4th Sunday Of Advent
23rd December 2012
Luke: 1: 39-45
It doesn’t look like anything of significance is happening in today’s Gospel reading. A young pregnant woman, in danger of becoming an unwed mother, rushes off to help an older woman relative who has surprised everyone by becoming pregnant. It’s a very domestic and common scene. How many pregnant women in the course of history, through to today, have come together for mutual support, encouragement, wisdom and knowing-companionship? This is the view we would have if we didn’t hear the Visitation account with the ears of faith. It was a profound experience for both women, each carrying a very special baby, and through the narrative we see the coming together of Elizabeth and Mary as the coming together of the two Testaments. The promises of the prophets are finally coming to fruition.
The voice of Micah comes to us from a far distant past; eight centuries before Christ.
The fortified city of Jerusalem is under siege by the Assyrians, and in these dire straits,
Micah speaks his message of peace; speaking on God’s behalf, making a promise of peace which hardly seems possible to Micah’s hearers.
Today, as in Micah’s time, the world is a mess with conflicts across the globe. Do we believe what the prophet promises: that there will be a day when “to the ends of the earth” there will be a peaceable kingdom? All the prophets have voiced our dream of peace; a dream that only God alone can bring to fruition.

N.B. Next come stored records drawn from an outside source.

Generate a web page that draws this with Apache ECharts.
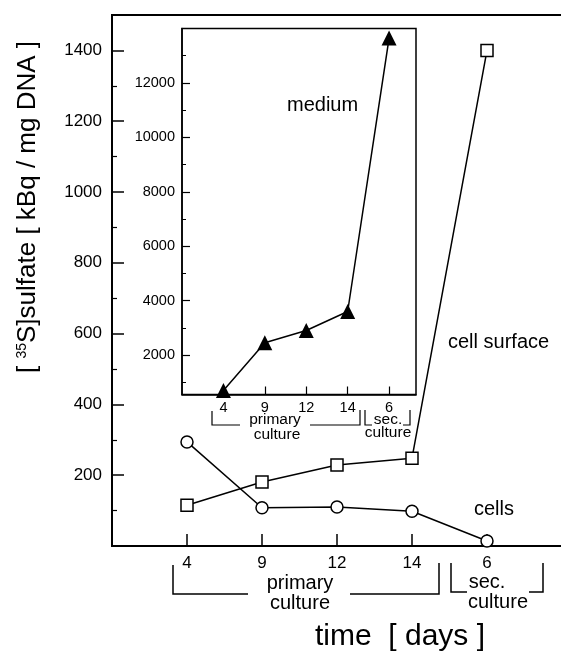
<!DOCTYPE html>
<html><head><meta charset="utf-8">
<script src="https://cdn.jsdelivr.net/npm/echarts@6/dist/echarts.min.js"></script>
<style>html,body{margin:0;padding:0;background:#fff}#c{width:561px;height:654px}</style>
</head><body><div id="c"></div>
<script>
// ---- data ----
const days = ['4', '9', '12', '14', '6'];
const cellSurface = [115, 181, 229, 248, 1400];
const cells = [294, 108, 110, 98, 14];
const medium = [700, 2450, 2900, 3600, 13650];
const mainYLabels = [200, 400, 600, 800, 1000, 1200, 1400];
const mainYMinor = [100, 300, 500, 700, 900, 1100, 1300];
const insetYLabels = [2000, 4000, 6000, 8000, 10000, 12000];
const insetYMinor = [1000, 3000, 5000, 7000, 9000, 11000, 13000];
const dayPos = days.map((d, i) => i + 1);

// ---- chart ----
const FONT = '"Liberation Sans", Arial, Helvetica, sans-serif';
const chart = echarts.init(document.getElementById('c'), null, {renderer: 'canvas'});
const pts = arr => arr.map((v, i) => [dayPos[i], v]);
const plain = v => String(Math.round(v));

const lineCommon = {
  type: 'line', animation: false, clip: false, showAllSymbol: true,
  lineStyle: {color: '#000', width: 1.5},
  emphasis: {disabled: true}
};

function bracket(points, w) {
  return {type: 'polyline', shape: {points: points}, style: {stroke: '#000', lineWidth: w, fill: null}, silent: true};
}
function txt(x, y, s, size, extra) {
  return Object.assign({type: 'text', x: x, y: y, silent: true,
    style: Object.assign({text: s, fontSize: size, fontFamily: FONT, fill: '#000', align: 'center', verticalAlign: 'middle'}, extra || {})});
}

const option = {
  backgroundColor: '#fff',
  animation: false,
  grid: [
    {left: 112, top: 15, width: 450, height: 531, show: true, borderColor: '#000', borderWidth: 2, backgroundColor: 'transparent', containLabel: false, outerBoundsMode: 'none'},
    {left: 182, top: 28.5, width: 234, height: 366, show: true, borderColor: '#000', borderWidth: 1.5, backgroundColor: '#fff', containLabel: false, outerBoundsMode: 'none'}
  ],
  xAxis: [
    {type: 'value', gridIndex: 0, min: 0, max: 6,
     axisLine: {show: true, lineStyle: {color: '#000', width: 2}},
     axisTick: {show: true, inside: true, length: 12, customValues: dayPos, lineStyle: {color: '#000', width: 1.5}},
     axisLabel: {show: true, customValues: dayPos, formatter: v => days[Math.round(v) - 1], fontSize: 17, fontFamily: FONT, color: '#000', margin: 9},
     splitLine: {show: false}},
    {type: 'value', gridIndex: 1, min: 0, max: 5.65,
     axisLine: {show: true, lineStyle: {color: '#000', width: 1.5}},
     axisTick: {show: true, inside: true, length: 8, customValues: dayPos, lineStyle: {color: '#000', width: 1.2}},
     axisLabel: {show: true, customValues: dayPos, formatter: v => days[Math.round(v) - 1], fontSize: 14.5, fontFamily: FONT, color: '#000', margin: 6},
     splitLine: {show: false}}
  ],
  yAxis: [
    {type: 'value', gridIndex: 0, position: 'left', min: 0, max: 1500,
     axisLine: {show: true, lineStyle: {color: '#000', width: 2}},
     axisTick: {show: true, inside: true, length: 12, customValues: mainYLabels, lineStyle: {color: '#000', width: 1.5}},
     axisLabel: {show: true, customValues: mainYLabels, formatter: plain, fontSize: 17, fontFamily: FONT, color: '#000', margin: 10},
     splitLine: {show: false}},
    {type: 'value', gridIndex: 0, position: 'left', offset: 0, min: 0, max: 1500,
     axisLine: {show: false},
     axisTick: {show: true, inside: true, length: 5, customValues: mainYMinor, lineStyle: {color: '#000', width: 1.2}},
     axisLabel: {show: false}, splitLine: {show: false}},
    {type: 'value', gridIndex: 1, position: 'left', min: 550, max: 14000,
     axisLine: {show: true, lineStyle: {color: '#000', width: 1.5}},
     axisTick: {show: true, inside: true, length: 8, customValues: insetYLabels, lineStyle: {color: '#000', width: 1.2}},
     axisLabel: {show: true, customValues: insetYLabels, formatter: plain, fontSize: 14.5, fontFamily: FONT, color: '#000', margin: 7},
     splitLine: {show: false}},
    {type: 'value', gridIndex: 1, position: 'left', offset: 0, min: 550, max: 14000,
     axisLine: {show: false},
     axisTick: {show: true, inside: true, length: 4, customValues: insetYMinor, lineStyle: {color: '#000', width: 1}},
     axisLabel: {show: false}, splitLine: {show: false}}
  ],
  series: [
    Object.assign({}, lineCommon, {name: 'cells', xAxisIndex: 0, yAxisIndex: 0, data: pts(cells),
      symbol: 'circle', symbolSize: 12, itemStyle: {color: '#fff', borderColor: '#000', borderWidth: 1.5}}),
    Object.assign({}, lineCommon, {name: 'cell surface', xAxisIndex: 0, yAxisIndex: 0, data: pts(cellSurface),
      symbol: 'rect', symbolSize: 12, itemStyle: {color: '#fff', borderColor: '#000', borderWidth: 1.5}}),
    Object.assign({}, lineCommon, {name: 'medium', xAxisIndex: 1, yAxisIndex: 2, data: pts(medium),
      symbol: 'triangle', symbolSize: 15, itemStyle: {color: '#000', borderColor: '#000', borderWidth: 0}})
  ],
  graphic: [
    // y-axis title
    {type: 'text', x: 28, y: 207, rotation: Math.PI / 2, silent: true,
     style: {text: '[ {sup|35}S]sulfate [ kBq / mg DNA ]', fontSize: 26, fontFamily: FONT, fill: '#000', align: 'center', verticalAlign: 'middle',
       rich: {sup: {fontSize: 14, fontFamily: FONT, fill: '#000', verticalAlign: 'top'}}}},
    // x-axis title
    txt(400, 637, 'time  [ days ]', 30),
    // series annotations
    txt(287, 105, 'medium', 20, {align: 'left'}),
    txt(448, 342, 'cell surface', 20, {align: 'left'}),
    txt(474, 509, 'cells', 20, {align: 'left'}),
    // main brackets
    bracket([[173, 565], [173, 594], [248, 594]], 1.5),
    bracket([[350, 594], [439, 594], [439, 563]], 1.5),
    bracket([[451, 563], [451, 592], [467, 592]], 1.5),
    bracket([[529, 592], [543, 592], [543, 563]], 1.5),
    txt(300, 583, 'primary', 20),
    txt(300, 603, 'culture', 20),
    txt(487, 582, 'sec.', 20),
    txt(498, 602, 'culture', 20),
    // inset brackets
    bracket([[212, 411], [212, 425], [240, 425]], 1.2),
    bracket([[310, 425], [360, 425], [360, 410]], 1.2),
    bracket([[365, 410], [365, 425], [372, 425]], 1.2),
    bracket([[403, 425], [410, 425], [410, 410]], 1.2),
    txt(275, 420, 'primary', 15.5),
    txt(277, 435, 'culture', 15.5),
    txt(388, 420, 'sec.', 15.5),
    txt(388, 433, 'culture', 15.5)
  ]
};
chart.setOption(option);
</script>
</body></html>
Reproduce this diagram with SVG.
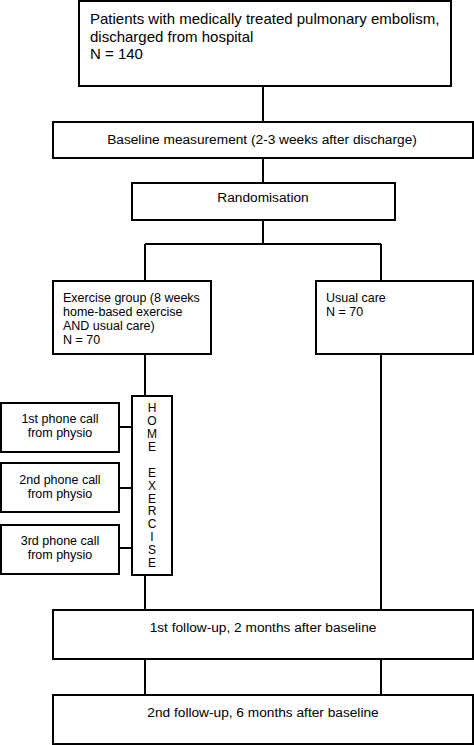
<svg xmlns="http://www.w3.org/2000/svg" width="474" height="745" viewBox="0 0 474 745">
<style>
.b{fill:#fff;stroke:#000;stroke-width:2}
.c{fill:none;stroke:#000;stroke-width:2}
text{font-family:"Liberation Sans",Arial,sans-serif;fill:#000}
.t{font-size:15px}
.l{font-size:13.7px}
.s{font-size:12.5px}
.h{font-size:12px}
.m{text-anchor:middle}
</style>
<rect width="474" height="745" fill="#fff"/>
<g id="connectors">
<path class="c" d="M263 86V122M263 158V183M263 220V244M145 244H381M145 244V281M381 244V281M145 354V396M145 575V610M381 354V610M119 427H132M119 488H132M119 548H132M145 659V695M381 659V695"/>
</g>
<g id="patients"><rect class="b" x="79" y="1" width="372" height="85"/>
<text class="t"><tspan x="90" y="23.5">Patients with medically treated pulmonary embolism,</tspan><tspan x="90" y="41.5">discharged from hospital</tspan><tspan x="90" y="59">N = 140</tspan></text></g>
<g id="baseline"><rect class="b" x="53" y="122" width="420" height="36"/>
<text class="l m" x="262" y="144">Baseline measurement (2-3 weeks after discharge)</text></g>
<g id="randomisation"><rect class="b" x="132" y="183" width="263" height="37"/>
<text class="l m" x="263" y="202">Randomisation</text></g>
<g id="exercise"><rect class="b" x="53" y="281" width="158" height="73"/>
<text class="s"><tspan x="63" y="302">Exercise group (8 weeks</tspan><tspan x="63" y="316">home-based exercise</tspan><tspan x="63" y="330">AND usual care)</tspan><tspan x="63" y="344">N = 70</tspan></text></g>
<g id="usual"><rect class="b" x="316" y="281" width="157" height="73"/>
<text class="s"><tspan x="326" y="302">Usual care</tspan><tspan x="326" y="316">N = 70</tspan></text></g>
<g id="home"><rect class="b" x="132" y="396" width="40" height="179"/>
<text class="h m"><tspan x="152" y="412">H</tspan><tspan x="152" y="425">O</tspan><tspan x="152" y="438">M</tspan><tspan x="152" y="451">E</tspan><tspan x="152" y="477">E</tspan><tspan x="152" y="490">X</tspan><tspan x="152" y="502.5">E</tspan><tspan x="152" y="515">R</tspan><tspan x="152" y="528">C</tspan><tspan x="152" y="541">I</tspan><tspan x="152" y="554">S</tspan><tspan x="152" y="567">E</tspan></text></g>
<g id="call1"><rect class="b" x="1" y="403" width="118" height="49"/>
<text class="s m"><tspan x="60" y="423">1st phone call</tspan><tspan x="60" y="437">from physio</tspan></text></g>
<g id="call2"><rect class="b" x="1" y="463" width="118" height="49"/>
<text class="s m"><tspan x="60" y="484">2nd phone call</tspan><tspan x="60" y="498">from physio</tspan></text></g>
<g id="call3"><rect class="b" x="1" y="525" width="118" height="49"/>
<text class="s m"><tspan x="60" y="545">3rd phone call</tspan><tspan x="60" y="559">from physio</tspan></text></g>
<g id="followup1"><rect class="b" x="53" y="610" width="420" height="49"/>
<text class="l m" x="263" y="632">1st follow-up, 2 months after baseline</text></g>
<g id="followup2"><rect class="b" x="53" y="695" width="420" height="49"/>
<text class="l m" x="263" y="717">2nd follow-up, 6 months after baseline</text></g>
</svg>
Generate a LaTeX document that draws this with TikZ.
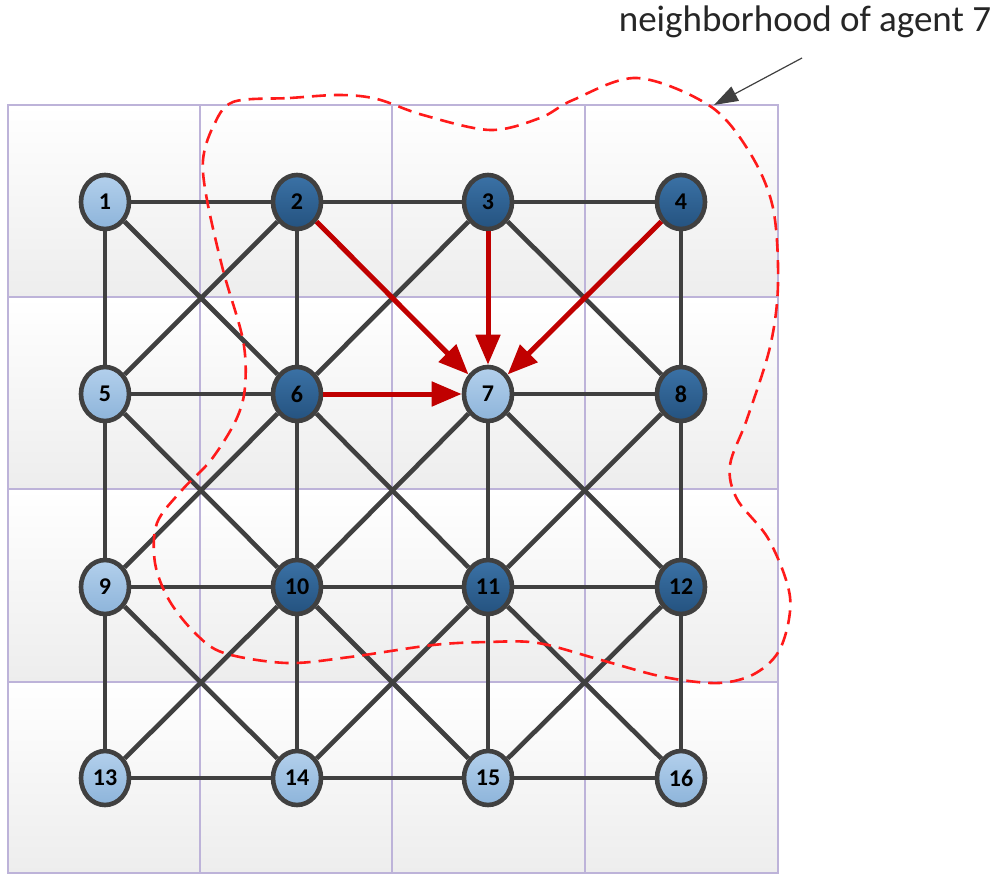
\documentclass[tikz,border=0pt]{standalone}
\usepackage{fontspec}
\setmainfont{Carlito}
\usepackage{xcolor}
\usepackage{tikz}
\usetikzlibrary{arrows.meta,shapes.geometric}

\definecolor{edgegray}{HTML}{404040}
\definecolor{flowred}{HTML}{C00000}
\definecolor{zonered}{HTML}{FF1A1A}
\definecolor{cellline}{HTML}{BDB3D9}
\definecolor{cellgray}{HTML}{EDEDED}
\definecolor{lighttop}{HTML}{B3D0EC}
\definecolor{lightbot}{HTML}{8DB4DA}
\definecolor{darktop}{HTML}{3B72A6}
\definecolor{darkbot}{HTML}{24527F}

\tikzset{
  agent/.style={ellipse,draw=edgegray,line width=2.3pt,minimum width=24pt,minimum height=27pt,
    inner sep=0pt,font=\bfseries\fontsize{12}{13}\selectfont},
  calm/.style={agent,top color=lighttop,bottom color=lightbot},
  busy/.style={agent,top color=darktop,bottom color=darkbot},
  link/.style={edgegray,line width=2.3pt},
  flow/.style={-{Triangle[length=15pt,width=12pt]},flowred,line width=2.5pt},
}

\begin{document}
\begin{tikzpicture}[x=0.5pt,y=-0.5pt]
  \useasboundingbox (0,0) rectangle (1000,877);
  % cells
  \foreach \xa/\xb in {8/200,200/392,392/585,585/778}
    \foreach \ya/\yb in {105/297,297/489,489/682,682/873}
      \shade[top color=white,bottom color=cellgray] (\xa,\ya) rectangle (\xb,\yb);
  \foreach \xa/\xb in {8/200,200/392,392/585,585/778}
    \foreach \ya/\yb in {105/297,297/489,489/682,682/873}
      \draw[cellline,line width=1.1pt] (\xa,\ya) rectangle (\xb,\yb);

  % agents
  \node[calm] (n1) at (105,202) {1};
  \node[busy] (n2) at (297,202) {2};
  \node[busy] (n3) at (488,202) {3};
  \node[busy] (n4) at (681,202) {4};
  \node[calm] (n5) at (105,394) {5};
  \node[busy] (n6) at (297,394) {6};
  \node[calm] (n7) at (488,394) {7};
  \node[busy] (n8) at (681,394) {8};
  \node[calm] (n9) at (105,587) {9};
  \node[busy] (n10) at (297,587) {10};
  \node[busy] (n11) at (488,587) {11};
  \node[busy] (n12) at (681,587) {12};
  \node[calm] (n13) at (105,778) {13};
  \node[calm] (n14) at (297,778) {14};
  \node[calm] (n15) at (488,778) {15};
  \node[calm] (n16) at (681,778) {16};

  % links
  \foreach \a/\b in {1/2,2/3,3/4,5/6,7/8,9/10,10/11,11/12,13/14,14/15,15/16,
                     1/5,5/9,9/13,2/6,6/10,10/14,7/11,11/15,4/8,8/12,12/16,
                     1/6,2/5,3/6,3/8,5/10,6/9,6/11,7/10,7/12,8/11,
                     9/14,10/13,10/15,11/14,11/16,12/15}
    \draw[link] (n\a) -- (n\b);
  \foreach \a in {2,3,4,6}
    \draw[flow] (n\a) -- (n7);

  % neighborhood
  \draw[zonered,line width=1.3pt,dash pattern=on 7pt off 4pt] plot[smooth cycle,tension=0.55] coordinates {
    (233,102) (290,98) (340,95) (377,99) (423,115) (490,130) (540,118) (573,100)
    (637,78) (710,106) (750,153) (773,208) (778,284) (770,347) (747,419) (730,465)
    (737,499) (769,540) (790,597) (781,647) (756,673) (719,683) (664,677) (601,660)
    (538,643) (488,642) (433,645) (350,657) (287,663) (224,653) (195,633) (169,600)
    (155,563) (157,523) (182,490) (211,460) (236,420) (245,387) (243,340) (223,270)
    (207,200) (203,160) (213,127)};

  \node[font=\fontsize{18.5}{21}\selectfont,text=black!85,anchor=base] (caption) at (805,32) {neighborhood of agent 7};
  \coordinate (tail) at (802,58);
  \coordinate (touch) at (714,105);
  \draw[-{Triangle[length=12pt,width=8pt]},edgegray,line width=0.6pt] (tail) -- (touch);
\end{tikzpicture}
\end{document}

Luke’s narrative of the meeting between the two pregnant women comes at an appropriate time this weekend as we anticipate Jesus’ birth in two days. Though we are so close to Christmas, this is still a story in Advent. Mary was blessed because she believed what was told her and trusted God’s promises for herself and God’s people. Advent encourages Mary’s virtues in us: to trust, believe, wait in patience and hope in God’s Fidelity towards us. Mary’s first response to the angel’s message was to humbly receive it and give her consent. But her patience and trust do not cause her to sit back to see what God would do next. She responded to what she heard and set out to visit Elizabeth; she acted on the word she heard from the angel Gabriel. So in patient trust we must also wait, with Mary, for God’s Word to be fulfilled in us. Elizabeth speaks not only to Mary but to us today, “Blessed are you who believe that there will be a fulfilment of what was spoken to you from the Lord.”
God will be present with us in numerous ways as we try to be ambassadors for peace — starting in our own families and those in our immediate circle. These may not be earth-shifting peace accords, but God will take notice of our efforts and be with us nevertheless, because God works among us in little ways.
We have two scriptural reminders today: Micah’s promise about insignificant Bethlehem as the place where the Davidic ruler of the future will come from and the private exchange between Elizabeth, the aged and Mary, the young.
There must have been tensions and fears for both women behind the scenes as presented to us by Luke. Elizabeth is called “barren;” which means she would have been subjected to ridicule, even blame, by her neighbours. Her husband, Zechariah, would have been disgraced; children, especially sons, were considered a blessing from God. So, it would appear that Elizabeth, not Zechariah, was being punished by God. It was said that if the male planted the seed; the field was to blame if no fruit resulted!
Mary would also be a humiliated person. Her story starts with a hint of scandal. The
4 day trip to be with Elizabeth would have added to the scandal; a young woman would never venture out alone without male protection. Hastily leaving on her own would have been interpreted as having shameful intentions.
The Visitation account invites us to hear and trust the Good News that we are welcomed by our God, who enters the world through the body of a woman considered an outsider; whose coming is announced by the son of a woman called barren and out of favour with God.
But what expectations did Mary and Elizabeth have about the children they were carrying? Both were devout Jewesses, who believed in the coming of a great Messiah. But as their lives unfolded, what happened to these dreams of greatness? We know Mary “pondered” things in her heart, but how did she deal with her expectations? Did sanctifying grace enable her to accept all that occurred as she journeyed with her son? Was she disappointed when he left her side? Did she ever feel like she had failed? We can think of Mary as “expectant, without expectations.” Open to whatever God willed. Full of grace and hope, but without the expectations that spoil our plans, limit our happiness, or make us feel as if we have failed. Like Mary, we are called to carry Christ. Can we be “expectant, without expectations,” willing to follow God’s call wherever it leads?
“We are all meant to be mothers of God. What good is it to us if this eternal birth of the divine Son takes place unceasingly, but does not take place within ourselves? And, what good is it to us if Mary is full of grace if we are not also full of grace?”